#### [Given task]
An exact copy of all the data is required, with pictures left out.

(begin)

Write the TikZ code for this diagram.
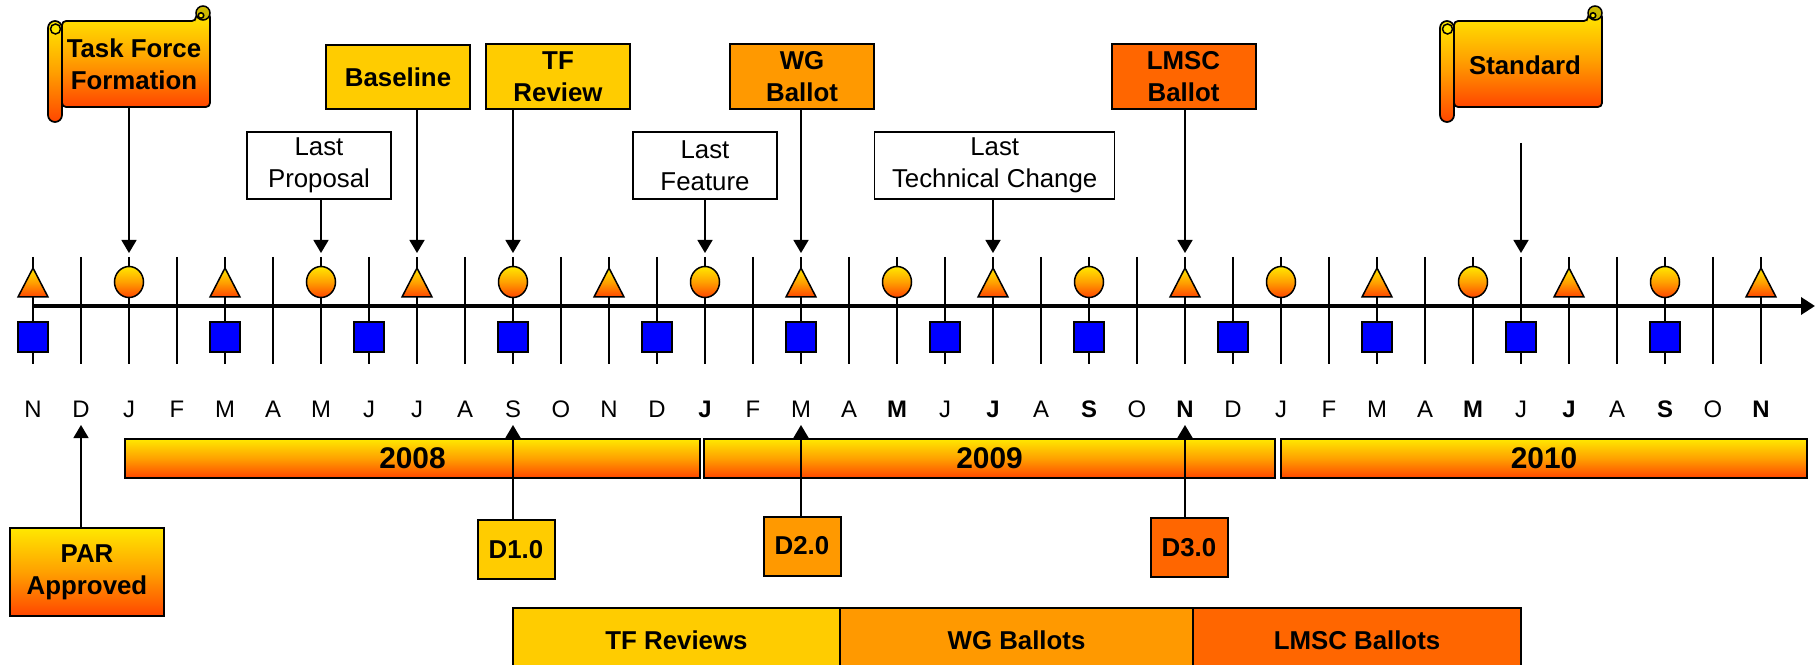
\documentclass[tikz,border=0pt]{standalone}
\usepackage{fontspec}
\setmainfont{Liberation Sans}
\usetikzlibrary{arrows.meta,shapes.geometric}
\definecolor{jaune}{RGB}{255,232,0}
\definecolor{orangemilieu}{RGB}{255,160,0}
\definecolor{rougeorange}{RGB}{255,70,0}
\definecolor{dore}{RGB}{255,204,0}
\definecolor{orangewg}{RGB}{255,153,0}
\definecolor{orangelmsc}{RGB}{255,102,0}
\definecolor{bleu}{RGB}{0,0,255}
\definecolor{enroule}{RGB}{204,184,0}
% Parchemin (decalage horizontal en px)
\newcommand{\Parchemin}[1]{%
  \begin{scope}[shift={(#1,0)}]
    \draw[parchemin] (62,21) -- (196,21) -- (196,13) -- (210,13) -- (210,107) -- (62,107) -- cycle;
    \draw[contour,fill=enroule] (203,13) circle (1.4mm);
    \draw[contour,fill=jaune] (201,15.5) circle (0.55mm);
    \draw[parchemin,rounded corners=1.4mm] (48,21) rectangle (62,122);
    \draw[contour,fill=jaune] (55.5,29) circle (1mm);
  \end{scope}}
\begin{document}
\begin{tikzpicture}[x=0.2mm,y=-0.2mm]
% Styles
\tikzstyle{contour}=[line width=0.3mm]
\tikzstyle{degrade}=[top color=jaune,bottom color=rougeorange,middle color=orangemilieu]
\tikzstyle{parchemin}=[draw,line width=0.35mm,rounded corners=0.8mm,degrade]
\tikzstyle{fleche}=[-{Triangle[width=3mm,length=2.6mm]},line width=0.3mm]
\tikzstyle{axe}=[-{Triangle[width=3.4mm,length=2.8mm]},line width=0.95mm]
\tikzstyle{graduation}=[line width=0.3mm]
\tikzstyle{delta}=[draw,line width=0.3mm,degrade]
\tikzstyle{rond}=[ellipse,draw,line width=0.3mm,degrade,minimum width=5.8mm,minimum height=6.2mm,inner sep=0]
\tikzstyle{carre}=[draw,line width=0.3mm,fill=bleu,minimum size=6mm,inner sep=0]
\tikzstyle{mois}=[anchor=base,inner sep=0,font=\fontsize{13.6}{16}\selectfont]
\tikzstyle{boite}=[draw,line width=0.4mm,inner sep=0,align=center,font=\bfseries\fontsize{14.7}{18.4}\selectfont]
\tikzstyle{remarque}=[draw,line width=0.3mm,fill=white,inner sep=0,align=center,minimum height=13.4mm,font=\fontsize{14.7}{18.4}\selectfont]
\tikzstyle{texteparchemin}=[inner sep=0,align=center,font=\bfseries\fontsize{14.7}{18.4}\selectfont]
\tikzstyle{annee}=[draw,line width=0.3mm,degrade,inner sep=0,minimum height=7.8mm,font=\bfseries\fontsize{17}{20}\selectfont]
\tikzstyle{phase}=[draw,line width=0.3mm,inner sep=0,minimum height=12.8mm,font=\bfseries\fontsize{14.7}{18.4}\selectfont]
% Dimensions
\def\Ox{33}
\def\Pas{48}
\useasboundingbox (0,0) rectangle (1816,665);
\clip (0,0) rectangle (1816,665);
% Parchemins
\Parchemin{0}
\Parchemin{1392}
\node[texteparchemin,minimum height=17.2mm] (TaskForce) at (134,64) {Task Force\\Formation};
\node[texteparchemin] (Standard) at (1525,65) {Standard};
% Boites du haut
\node[boite,fill=dore,minimum width=28.8mm,minimum height=12.8mm] (Baseline) at (398,77) {Baseline};
\node[boite,fill=dore,minimum width=28.8mm,minimum height=13mm] (TFReview) at (558,76.5) {TF\\Review};
\node[boite,fill=orangewg,minimum width=28.8mm,minimum height=13mm] (WGBallot) at (802,76.5) {WG\\Ballot};
\node[boite,fill=orangelmsc,minimum width=28.8mm,minimum height=13mm] (LMSCBallot) at (1183.5,76.5) {LMSC\\Ballot};
\node[remarque,minimum width=28.8mm] (LastProposal) at (319,165.5) {Last\\Proposal};
\node[remarque,minimum width=28.8mm] (LastFeature) at (705,165.5) {Last\\Feature};
\node[remarque,minimum width=48mm] (LastTechChange) at (994.7,165.5) {Last\\Technical Change};
% Graduations
\foreach \i in {0,...,36} {
  \draw[graduation] ({\Ox+\i*\Pas},257) -- ({\Ox+\i*\Pas},364);
  \coordinate (h\i) at ({\Ox+\i*\Pas},253);
  \coordinate (b\i) at ({\Ox+\i*\Pas},425);
}
\coordinate (debut) at (\Ox,306);
\coordinate (fin) at (1815,306);
\draw[axe] (debut) -- (fin);
% Jalons
\foreach \i in {0,4,...,36}
  \draw[delta] ({\Ox+\i*\Pas-15},297) -- ++(30,0) -- ++(-15,-29) -- cycle;
\foreach \i in {2,6,...,34}
  \node[rond] (c\i) at ({\Ox+\i*\Pas},282) {};
\foreach \i in {0,4,7,10,13,16,19,22,25,28,31,34}
  \node[carre] (s\i) at ({\Ox+\i*\Pas},337) {};
% Mois
\foreach \m [count=\i from 0] in {N,D,J,F,M,A,M,J,J,A,S,O,N,D,\textbf{J},F,M,A,\textbf{M},J,\textbf{J},A,\textbf{S},O,\textbf{N},D,J,F,M,A,\textbf{M},J,\textbf{J},A,\textbf{S},O,\textbf{N}}
  \node[mois] (l\i) at ({\Ox+\i*\Pas},417) {\m};
% Annees
\node[annee,minimum width=115mm] (A2008) at (412.5,458.5) {2008};
\node[annee,minimum width=114.2mm] (A2009) at (989.5,458.5) {2009};
\node[annee,minimum width=105.2mm] (A2010) at (1544,458.5) {2010};
% Boites du bas
\node[boite,degrade,minimum width=30.8mm,minimum height=17.6mm] (PAR) at (87,572) {PAR\\Approved};
\node[boite,fill=dore,minimum width=15.4mm,minimum height=11.8mm] (D1) at (516,549.5) {D1.0};
\node[boite,fill=orangewg,minimum width=15.4mm,minimum height=11.8mm] (D2) at (802,546) {D2.0};
\node[boite,fill=orangelmsc,minimum width=15.4mm,minimum height=11.8mm] (D3) at (1189,547.5) {D3.0};
\node[phase,fill=dore,minimum width=65.4mm] (TFReviews) at (676.5,640) {TF Reviews};
\node[phase,fill=orangewg,minimum width=70.6mm] (WGBallots) at (1016.5,640) {WG Ballots};
\node[phase,fill=orangelmsc,minimum width=65.6mm] (LMSCBallots) at (1357,640) {LMSC Ballots};
% Fleches
\coordinate (depStd) at (1521,143);
\draw[fleche] (TaskForce.south -| h2) -- (h2);
\draw[fleche] (LastProposal.south -| h6) -- (h6);
\draw[fleche] (Baseline.south -| h8) -- (h8);
\draw[fleche] (TFReview.south -| h10) -- (h10);
\draw[fleche] (LastFeature.south -| h14) -- (h14);
\draw[fleche] (WGBallot.south -| h16) -- (h16);
\draw[fleche] (LastTechChange.south -| h20) -- (h20);
\draw[fleche] (LMSCBallot.south -| h24) -- (h24);
\draw[fleche] (depStd) -- (h31);
\draw[fleche] (PAR.north -| b1) -- (b1);
\draw[fleche] (D1.north -| b10) -- (b10);
\draw[fleche] (D2.north -| b16) -- (b16);
\draw[fleche] (D3.north -| b24) -- (b24);
\end{tikzpicture}
\end{document}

(end)

#### [Result below]
Write the TikZ code for this diagram.
\documentclass[tikz,border=0pt]{standalone}
\usepackage{fontspec}
\setmainfont{Liberation Sans}
\usetikzlibrary{arrows.meta,shapes.geometric}
\definecolor{jaune}{RGB}{255,232,0}
\definecolor{orangemilieu}{RGB}{255,160,0}
\definecolor{rougeorange}{RGB}{255,70,0}
\definecolor{dore}{RGB}{255,204,0}
\definecolor{orangewg}{RGB}{255,153,0}
\definecolor{orangelmsc}{RGB}{255,102,0}
\definecolor{bleu}{RGB}{0,0,255}
\definecolor{enroule}{RGB}{204,184,0}
% Parchemin (decalage horizontal en px)
\newcommand{\Parchemin}[1]{%
  \begin{scope}[shift={(#1,0)}]
    \draw[parchemin] (62,21) -- (196,21) -- (196,13) -- (210,13) -- (210,107) -- (62,107) -- cycle;
    \draw[contour,fill=enroule] (203,13) circle (1.4mm);
    \draw[contour,fill=jaune] (201,15.5) circle (0.55mm);
    \draw[parchemin,rounded corners=1.4mm] (48,21) rectangle (62,122);
    \draw[contour,fill=jaune] (55.5,29) circle (1mm);
  \end{scope}}
\begin{document}
\begin{tikzpicture}[x=0.2mm,y=-0.2mm]
% Styles
\tikzstyle{contour}=[line width=0.3mm]
\tikzstyle{degrade}=[top color=jaune,bottom color=rougeorange,middle color=orangemilieu]
\tikzstyle{parchemin}=[draw,line width=0.35mm,rounded corners=0.8mm,degrade]
\tikzstyle{fleche}=[-{Triangle[width=3mm,length=2.6mm]},line width=0.3mm]
\tikzstyle{axe}=[-{Triangle[width=3.4mm,length=2.8mm]},line width=0.95mm]
\tikzstyle{graduation}=[line width=0.3mm]
\tikzstyle{delta}=[draw,line width=0.3mm,degrade]
\tikzstyle{rond}=[ellipse,draw,line width=0.3mm,degrade,minimum width=5.8mm,minimum height=6.2mm,inner sep=0]
\tikzstyle{carre}=[draw,line width=0.3mm,fill=bleu,minimum size=6mm,inner sep=0]
\tikzstyle{mois}=[anchor=base,inner sep=0,font=\fontsize{13.6}{16}\selectfont]
\tikzstyle{boite}=[draw,line width=0.4mm,inner sep=0,align=center,font=\bfseries\fontsize{14.7}{18.4}\selectfont]
\tikzstyle{remarque}=[draw,line width=0.3mm,fill=white,inner sep=0,align=center,minimum height=13.4mm,font=\fontsize{14.7}{18.4}\selectfont]
\tikzstyle{texteparchemin}=[inner sep=0,align=center,font=\bfseries\fontsize{14.7}{18.4}\selectfont]
\tikzstyle{annee}=[draw,line width=0.3mm,degrade,inner sep=0,minimum height=7.8mm,font=\bfseries\fontsize{17}{20}\selectfont]
\tikzstyle{phase}=[draw,line width=0.3mm,inner sep=0,minimum height=12.8mm,font=\bfseries\fontsize{14.7}{18.4}\selectfont]
% Dimensions
\def\Ox{33}
\def\Pas{48}
\useasboundingbox (0,0) rectangle (1816,665);
\clip (0,0) rectangle (1816,665);
% Parchemins
\Parchemin{0}
\Parchemin{1392}
\node[texteparchemin,minimum height=17.2mm] (TaskForce) at (134,64) {Task Force\\Formation};
\node[texteparchemin] (Standard) at (1525,65) {Standard};
% Boites du haut
\node[boite,fill=dore,minimum width=28.8mm,minimum height=12.8mm] (Baseline) at (398,77) {Baseline};
\node[boite,fill=dore,minimum width=28.8mm,minimum height=13mm] (TFReview) at (558,76.5) {TF\\Review};
\node[boite,fill=orangewg,minimum width=28.8mm,minimum height=13mm] (WGBallot) at (802,76.5) {WG\\Ballot};
\node[boite,fill=orangelmsc,minimum width=28.8mm,minimum height=13mm] (LMSCBallot) at (1183.5,76.5) {LMSC\\Ballot};
\node[remarque,minimum width=28.8mm] (LastProposal) at (319,165.5) {Last\\Proposal};
\node[remarque,minimum width=28.8mm] (LastFeature) at (705,165.5) {Last\\Feature};
\node[remarque,minimum width=48mm] (LastTechChange) at (994.7,165.5) {Last\\Technical Change};
% Graduations
\foreach \i in {0,...,36} {
  \draw[graduation] ({\Ox+\i*\Pas},257) -- ({\Ox+\i*\Pas},364);
  \coordinate (h\i) at ({\Ox+\i*\Pas},253);
  \coordinate (b\i) at ({\Ox+\i*\Pas},425);
}
\coordinate (debut) at (\Ox,306);
\coordinate (fin) at (1815,306);
\draw[axe] (debut) -- (fin);
% Jalons
\foreach \i in {0,4,...,36}
  \draw[delta] ({\Ox+\i*\Pas-15},297) -- ++(30,0) -- ++(-15,-29) -- cycle;
\foreach \i in {2,6,...,34}
  \node[rond] (c\i) at ({\Ox+\i*\Pas},282) {};
\foreach \i in {0,4,7,10,13,16,19,22,25,28,31,34}
  \node[carre] (s\i) at ({\Ox+\i*\Pas},337) {};
% Mois
\foreach \m [count=\i from 0] in {N,D,J,F,M,A,M,J,J,A,S,O,N,D,\textbf{J},F,M,A,\textbf{M},J,\textbf{J},A,\textbf{S},O,\textbf{N},D,J,F,M,A,\textbf{M},J,\textbf{J},A,\textbf{S},O,\textbf{N}}
  \node[mois] (l\i) at ({\Ox+\i*\Pas},417) {\m};
% Annees
\node[annee,minimum width=115mm] (A2008) at (412.5,458.5) {2008};
\node[annee,minimum width=114.2mm] (A2009) at (989.5,458.5) {2009};
\node[annee,minimum width=105.2mm] (A2010) at (1544,458.5) {2010};
% Boites du bas
\node[boite,degrade,minimum width=30.8mm,minimum height=17.6mm] (PAR) at (87,572) {PAR\\Approved};
\node[boite,fill=dore,minimum width=15.4mm,minimum height=11.8mm] (D1) at (516,549.5) {D1.0};
\node[boite,fill=orangewg,minimum width=15.4mm,minimum height=11.8mm] (D2) at (802,546) {D2.0};
\node[boite,fill=orangelmsc,minimum width=15.4mm,minimum height=11.8mm] (D3) at (1189,547.5) {D3.0};
\node[phase,fill=dore,minimum width=65.4mm] (TFReviews) at (676.5,640) {TF Reviews};
\node[phase,fill=orangewg,minimum width=70.6mm] (WGBallots) at (1016.5,640) {WG Ballots};
\node[phase,fill=orangelmsc,minimum width=65.6mm] (LMSCBallots) at (1357,640) {LMSC Ballots};
% Fleches
\coordinate (depStd) at (1521,143);
\draw[fleche] (TaskForce.south -| h2) -- (h2);
\draw[fleche] (LastProposal.south -| h6) -- (h6);
\draw[fleche] (Baseline.south -| h8) -- (h8);
\draw[fleche] (TFReview.south -| h10) -- (h10);
\draw[fleche] (LastFeature.south -| h14) -- (h14);
\draw[fleche] (WGBallot.south -| h16) -- (h16);
\draw[fleche] (LastTechChange.south -| h20) -- (h20);
\draw[fleche] (LMSCBallot.south -| h24) -- (h24);
\draw[fleche] (depStd) -- (h31);
\draw[fleche] (PAR.north -| b1) -- (b1);
\draw[fleche] (D1.north -| b10) -- (b10);
\draw[fleche] (D2.north -| b16) -- (b16);
\draw[fleche] (D3.north -| b24) -- (b24);
\end{tikzpicture}
\end{document}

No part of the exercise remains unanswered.